Macarons are forever!
That's what CN at least thinks next to diamonds.
Macarons are just trying little treats it is already a cliche explaining how challenging it is to make them.
CN attempts to make your day a little better with his well-tested recipe and techniques. However, he demands one other important secret ingredient: PATIENCE.
Avoiding getting very technical or scientific with the steps creating more confusion, just be mindful of his tips below.
Tips for success:
- Start by separating the egg whites from fresh eggs. Age the egg whites by keeping them covered and refrigerated for over a maximum of three days before use. Bring the egg whites to room temperature.
- For a smoother finish, you may sift the almond meal into a fine powder.
- Use a highly reliable candy thermometer.
- Use a heavy-bottom saucepan.
- Use thick baking trays or use two trays together to avoid baking the bottom of the macarons too fast.
- Lastly, the environment in which the chef has successfully made his macarons is described as: dry (low or nil humidity), peaceful and in the presence of a reliable convection oven.
Parisian (or French) Macarons
Yield: Varies according to size
125 grams Icing Sugar
125 grams Almond Powder
45 grams Egg Whites, aged
250 grams Sugar, white, granulated
60 grams Water
95 grams Egg Whites, aged
- Preheat oven to 160 Celsius (with convection oven, top and bottom heat).
- Combine the first three ingredients to form an almond paste.

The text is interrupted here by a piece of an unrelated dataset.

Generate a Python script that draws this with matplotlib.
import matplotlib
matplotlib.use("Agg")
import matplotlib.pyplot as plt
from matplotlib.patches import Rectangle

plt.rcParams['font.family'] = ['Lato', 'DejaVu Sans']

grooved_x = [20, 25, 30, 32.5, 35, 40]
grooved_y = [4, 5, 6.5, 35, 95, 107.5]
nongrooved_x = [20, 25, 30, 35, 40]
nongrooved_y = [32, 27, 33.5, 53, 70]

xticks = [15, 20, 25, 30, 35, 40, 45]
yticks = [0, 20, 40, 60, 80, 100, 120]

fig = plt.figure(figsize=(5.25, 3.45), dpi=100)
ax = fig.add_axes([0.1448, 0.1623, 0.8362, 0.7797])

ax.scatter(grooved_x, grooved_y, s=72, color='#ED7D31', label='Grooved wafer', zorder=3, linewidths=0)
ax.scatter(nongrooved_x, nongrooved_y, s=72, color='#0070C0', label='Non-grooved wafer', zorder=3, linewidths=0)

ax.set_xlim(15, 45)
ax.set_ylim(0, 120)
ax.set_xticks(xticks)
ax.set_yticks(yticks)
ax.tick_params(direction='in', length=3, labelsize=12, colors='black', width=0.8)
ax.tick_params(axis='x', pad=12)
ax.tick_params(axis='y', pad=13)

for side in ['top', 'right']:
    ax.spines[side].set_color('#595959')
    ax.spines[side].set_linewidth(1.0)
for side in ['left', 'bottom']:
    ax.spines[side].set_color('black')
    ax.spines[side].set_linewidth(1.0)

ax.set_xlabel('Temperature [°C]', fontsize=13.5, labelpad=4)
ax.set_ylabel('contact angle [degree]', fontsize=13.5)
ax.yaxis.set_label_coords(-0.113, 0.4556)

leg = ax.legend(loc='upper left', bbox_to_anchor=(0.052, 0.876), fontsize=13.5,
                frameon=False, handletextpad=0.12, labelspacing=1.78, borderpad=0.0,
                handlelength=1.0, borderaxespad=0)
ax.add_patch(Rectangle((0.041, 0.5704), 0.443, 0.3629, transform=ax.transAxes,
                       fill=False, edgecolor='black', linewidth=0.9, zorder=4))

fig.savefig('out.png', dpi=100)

Set aside.
- Start with the Italian meringue by combining the sugar and water in a saucepan heating it to 118 Celsius.
- Beat the egg whites until frothy and slowly add the boiling syrup in a thin stream.
- Increase speed to medium and continue beating until the meringue reaches room temperature and it is stiff enough to hold onto the bowl and glossy.

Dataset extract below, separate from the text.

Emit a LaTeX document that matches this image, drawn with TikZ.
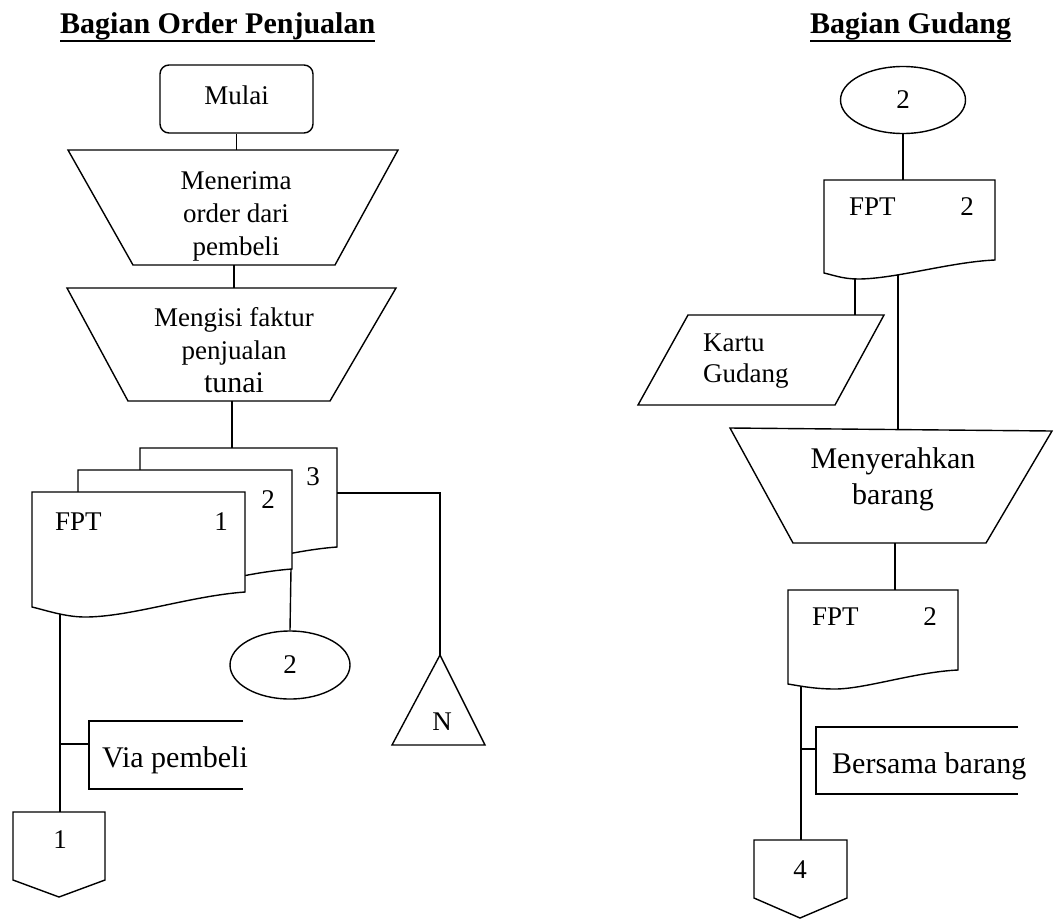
\documentclass[tikz,border=0pt]{standalone}
\usepackage{fontspec}
\setmainfont{Liberation Serif}
\usetikzlibrary{shapes.geometric}
\newcommand\txtn{\fontsize{27}{32}\selectfont}
\newcommand\txtm{\fontsize{27}{33}\selectfont}
\newcommand\txtk{\fontsize{27}{31}\selectfont}
\newcommand\txtb{\fontsize{30}{36}\selectfont}
\newcommand\ttlfont{\fontsize{30}{36}\selectfont\bfseries}
\begin{document}
\begin{tikzpicture}[x=1pt,y=-1pt,
  ln/.style={line width=1.4pt, line join=miter},
  shp/.style={ln, draw=black, fill=white},
  lbl/.style={inner sep=0pt, font=\txtn},
  lblb/.style={inner sep=0pt, font=\txtb},
  ttl/.style={inner sep=0pt, font=\ttlfont, anchor=base west}]
\useasboundingbox (0,0) rectangle (1056,921);

% ---------- column titles ----------
\node[ttl] (ttlA) at (60,33) {Bagian Order Penjualan};
\draw[line width=1.3pt] ([yshift=-8pt]ttlA.base west) -- ([yshift=-8pt]ttlA.base east);
\node[ttl] (ttlB) at (810,33) {Bagian Gudang};
\draw[line width=1.3pt] ([yshift=-8pt]ttlB.base west) -- ([yshift=-8pt]ttlB.base east);

% ================= Bagian Order Penjualan =================
% start terminal
\node[shp, rounded corners=9pt, minimum width=153pt, minimum height=68pt,
      font=\txtn, text depth=8pt] (mulai) at (236.5,99) {Mulai};

% manual operation: receive order
\draw[shp] (68,150) -- (398,150) -- (335,265) -- (133,265) -- cycle;
\coordinate (t1n) at (236.5,150);
\coordinate (t1s) at (234,265);
\node[inner sep=0pt, font=\txtm, align=center] (t1txt) at (236,216) {Menerima\\order dari\\pembeli};

% manual operation: fill in the invoice
\draw[shp] (67,288) -- (396,288) -- (330,401) -- (128,401) -- cycle;
\coordinate (t2n) at (234,288);
\coordinate (t2s) at (232,401);
\node[inner sep=0pt, font=\txtm, align=center] (t2txt) at (234,350) {Mengisi faktur\\penjualan\\{\txtb tunai}};

% invoice copies 3, 2, 1 (back to front)
\draw[shp] (140,562) -- (140,448) -- (337,448) -- (337,547)
  .. controls (282,551) and (222,572) .. (193,572)
  .. controls (173,572) and (153,565) .. (140,562) -- cycle;
\coordinate (d3n) at (232,448);
\coordinate (d3e) at (337,493);
\draw[shp] (78,584) -- (78,470) -- (292,470) -- (292,569)
  .. controls (237,573) and (177,594) .. (131,594)
  .. controls (111,594) and (91,587) .. (78,584) -- cycle;
\coordinate (d2s) at (291,569);
\draw[shp] (32,607) -- (32,492) -- (245,492) -- (245,592)
  .. controls (190,596) and (130,617) .. (85,617)
  .. controls (65,617) and (45,610) .. (32,607) -- cycle;
\coordinate (d1s) at (60,614);
\node[lbl, anchor=base west] (fpt1) at (55,530) {FPT};
\node[lbl, anchor=base] (no1) at (221,530) {1};
\node[lbl, anchor=base] (no2) at (268,508) {2};
\node[lbl, anchor=base] (no3) at (313,485) {3};

% on-page connector 2
\node[ellipse, ln, draw, fill=white, minimum width=120pt, minimum height=68pt,
      inner sep=0pt, font=\txtn] (c2a) at (290,665) {2};

% archive N
\draw[shp] (440,655) -- (485,745) -- (392,745) -- cycle;
\coordinate (arcN) at (440,655);
\node[lbl, anchor=base] (ntxt) at (442,730) {N};

% annotation: via pembeli
\draw[ln] (243,721) -- (89,721) -- (89,789) -- (243,789);
\coordinate (vpL) at (89,744);
\coordinate (vpJ) at (60,744);
\node[lblb, anchor=base west] (vptxt) at (102,767) {Via pembeli};

% off-page connector 1
\draw[shp] (13,812) -- (105,812) -- (105,880) -- (59,897) -- (13,880) -- cycle;
\coordinate (off1) at (60,812);
\node[lbl, anchor=base] (off1txt) at (60,848) {1};

% flow lines
\draw[ln] (mulai.south) -- (t1n);
\draw[ln] (t1s) -- (t2n);
\draw[ln] (t2s) -- (d3n);
\draw[ln] (d3e) -- (440,493) -- (arcN);
\draw[ln] (d2s) -- (c2a.north);
\draw[ln] (d1s) -- (off1);
\draw[ln] (vpJ) -- (vpL);

% ================= Bagian Gudang =================
\node[ellipse, ln, draw, fill=white, minimum width=125pt, minimum height=67pt,
      inner sep=0pt, font=\txtn] (c2b) at (903,100) {2};

% invoice copy 2 received
\draw[shp] (824,273) -- (824,180) -- (995,180) -- (995,260)
  .. controls (950,262) and (895,279) .. (858,279)
  .. controls (843,279) and (833,275) .. (824,273) -- cycle;
\coordinate (r1n) at (903,180);
\coordinate (r1sa) at (855,278);
\coordinate (r1sb) at (898,275);
\node[lbl, anchor=base west] (fptr1) at (849,215) {FPT};
\node[lbl, anchor=base] (nor1) at (967,215) {2};

% stock card
\draw[shp] (688,315) -- (884,315) -- (835,405) -- (638,405) -- cycle;
\coordinate (kgn) at (855,315);
\node[inner sep=0pt, font=\txtk, align=left, anchor=west] (kgtxt) at (703,361.5) {Kartu\\Gudang};

% manual operation: hand over goods
\draw[shp] (730,428) -- (1052,431) -- (986,543) -- (793,543) -- cycle;
\coordinate (t3n) at (898,429.5);
\coordinate (t3s) at (895,543);
\node[lblb, align=center] (t3txt) at (893,479.5) {Menyerahkan\\barang};

% invoice copy 2 handed on
\draw[shp] (788,684) -- (788,590) -- (958,590) -- (958,670)
  .. controls (915,672) and (865,689) .. (835,689)
  .. controls (815,689) and (800,686) .. (788,684) -- cycle;
\coordinate (r2n) at (895,590);
\coordinate (r2s) at (801,687);
\node[lbl, anchor=base west] (fptr2) at (812,625) {FPT};
\node[lbl, anchor=base] (nor2) at (930,625) {2};

% annotation: bersama barang
\draw[ln] (1018,727) -- (816,727) -- (816,794) -- (1018,794);
\coordinate (bbL) at (816,749);
\coordinate (bbJ) at (801,749);
\node[lblb, anchor=base west] (bbtxt) at (832,773) {Bersama barang};

% off-page connector 4
\draw[shp] (754,840) -- (847,840) -- (847,898) -- (800,918) -- (754,898) -- cycle;
\coordinate (off4) at (801,840);
\node[lbl, anchor=base] (off4txt) at (800,878) {4};

% flow lines
\draw[ln] (c2b.south) -- (r1n);
\draw[ln] (r1sa) -- (kgn);
\draw[ln] (r1sb) -- (t3n);
\draw[ln] (t3s) -- (r2n);
\draw[ln] (r2s) -- (off4);
\draw[ln] (bbJ) -- (bbL);
\end{tikzpicture}
\end{document}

- Fold about a third of the Italian meringue into the almond paste.
- Fold the rest of the meringue.
- Critical step: Gently fold the meringue until a denser and "lava-like" consistency is achieved. It shouldn't be too runny either or the macarons will crack during baking. It should just be viscous enough to hang on to your spatula when you lift it and it gently flows back onto the bowl like magma (watching National Geographic may help).
- Pipe onto trays lined with either a silicone mat or a baking paper (don't use wax paper).
- Gently tap tray onto the surface of a work table to release some trapped air bubbles.
- Allow to rest for about 15 minutes before baking.
- Bake for about 1 minute then reduce temperature to 130 Celsius and bake for another 8-10 minutes or until the bottom is set. You can do this by gently lifting up the macaron using a spatula. If it doesn't stick on the surface anymore then it is done.
- Allow to completely cool down before filling it with your favorite ganache, buttercream or jam.
NOTE: Oven temperature settings vary. It is important that you get to know your oven well when you attempt to make these macarons. Some will work at 150 Celsius or less with or without convection heating function.